This past weekend, the NFL Network began showing workouts of more than 300 athletes that will be eligible for this years NFL Draft. The athletes are put through a series of physical tests and mental exercises by various NFL teams in order to assess each players aptitude for the NFL.
I fear that we might have gone too far.
And this is coming from me. The one who love’s completely benign and pointless sports news.
In years past, I have been a staunch defender of the NFL Draft as good television. The draft provides a small fix for the NFL fan in the middle of the offseason, with the first sign of training camp still months out on the horizon.
The draft, much like the Olympics, has a ‘pick up and put down’ nature to it. After the first round, as the recognizable names start to dwindle, one can watch for 15 minutes and come back and check back again hours later.
Also, the NFL Draft mixes college football into it’s core, by allowing people to watch and see where their favorite players from their alma mater will continue their football careers.
Lastly, the NFL Draft provides an element of hope that makes it fun. There is always something fun about wildly throwing your franchises hopes and dreams onto the shoulders of a 21-year-old quarterback.
In sum, the NFL Draft is fun.

Todd McShay and Mel Kiper add to the Draft fun
Well, it was until the NFL decided to begin milking every benign element of the NFL scouting process for their own nascent network.
Now, we have to watch the first round of the draft on Thursday evenings, the second and third rounds on Friday nights, and the remainder on Saturday afternoons. Gone are the draft parties of old, where friends could assemble around pizza and spend 5 hours enjoying the last Saturday afternoon of April discussing the upcoming prospects of their teams future players.

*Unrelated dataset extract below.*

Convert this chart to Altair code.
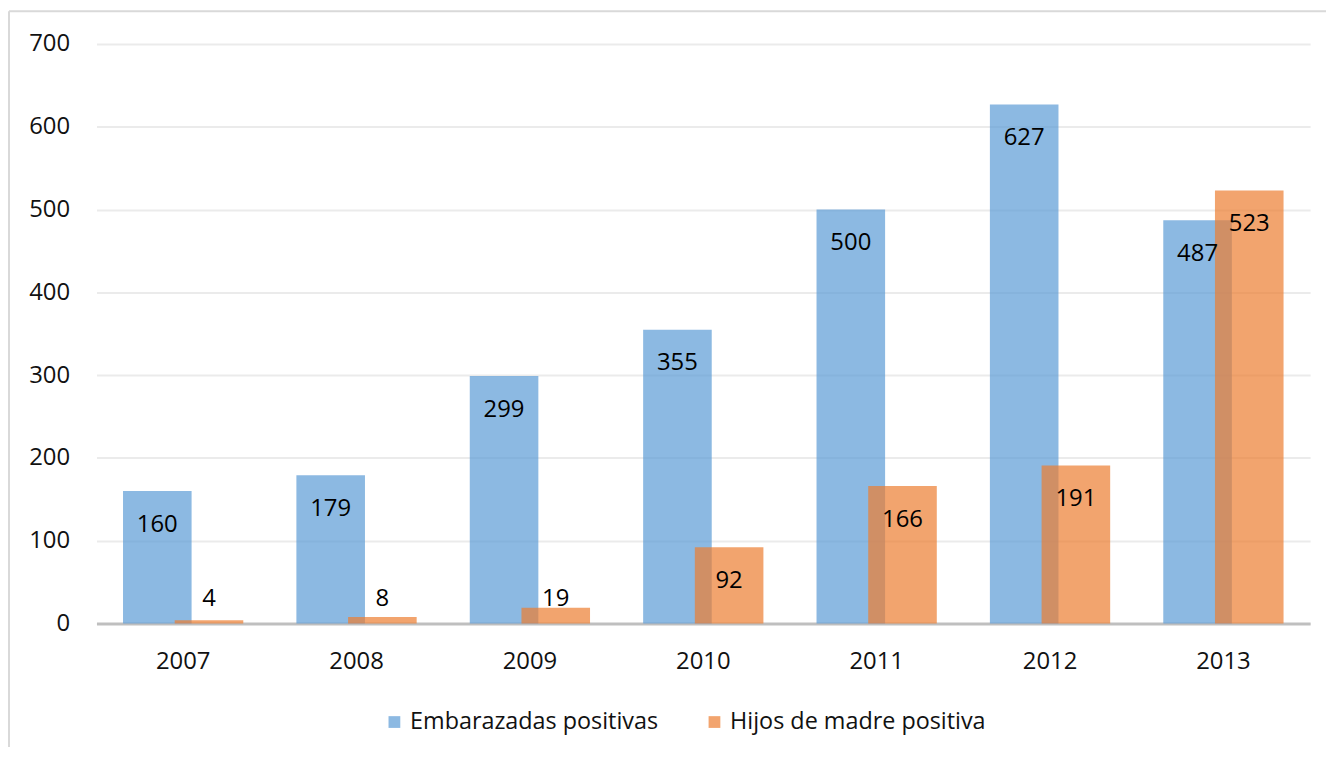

And now…we have the combine.
We are showing the combine on tv?
The combine lacks the hopeful nature of the NFL Draft. Our teams are not about to select their future investments that will hopefully lead them into the promised land. Rather, we are just watching them work out.
It’s not even the full process because we aren’t privy to the interviews that NFL teams conduct with each prospect; interviews that hold as much, if not more weight than the physical workouts will hold.
Instead the combine is just another mistep in the direction that the NFL is taking toward oversaturation. The combine will just continue to make fantasy football players believe that they really are GM’s and talk about wonderlic tests and 40 times when evaluating their upcoming fantasy seasons.
This is not what the NFL needs.
I am all for the NFL marketing their products and trying to reach the broadest audience as possible, but to help the misinformed become more misinformed is something I fear will happen as the NFL continues to branch out to wider audiences.
Making the draft evaluation process something that seems as easy as watching the NFL scouting combine on tv is such a thing. The process is so much more involved. There are 1,000’s of hours spent investigating these kids before the teams even set their draft boards. The NFL is attempting to make the scouting process more transparent, but it really is just making the average fan believe it is easier than it really is.
It isn’t so simple as looking at some workout numbers and taking the best numbers on the board (except if your the Raiders).
The last thing this NFL fan wants is more useless converage that fuels annoying fantasy team talk. I take the side of old NFL guys on this one, fantasy is annoying.
So, NFL, please stop showing us stuff that is totally worthless and instead go back to showing us things that matter, maybe the NFL Collective Bargaining Agreement negotiations?

Combine Stud...Bruce Campbell, OT, Maryland
Unfortunately, that would require some real substance to the reporting and some real transperency, which the NFL isn’t about to offer.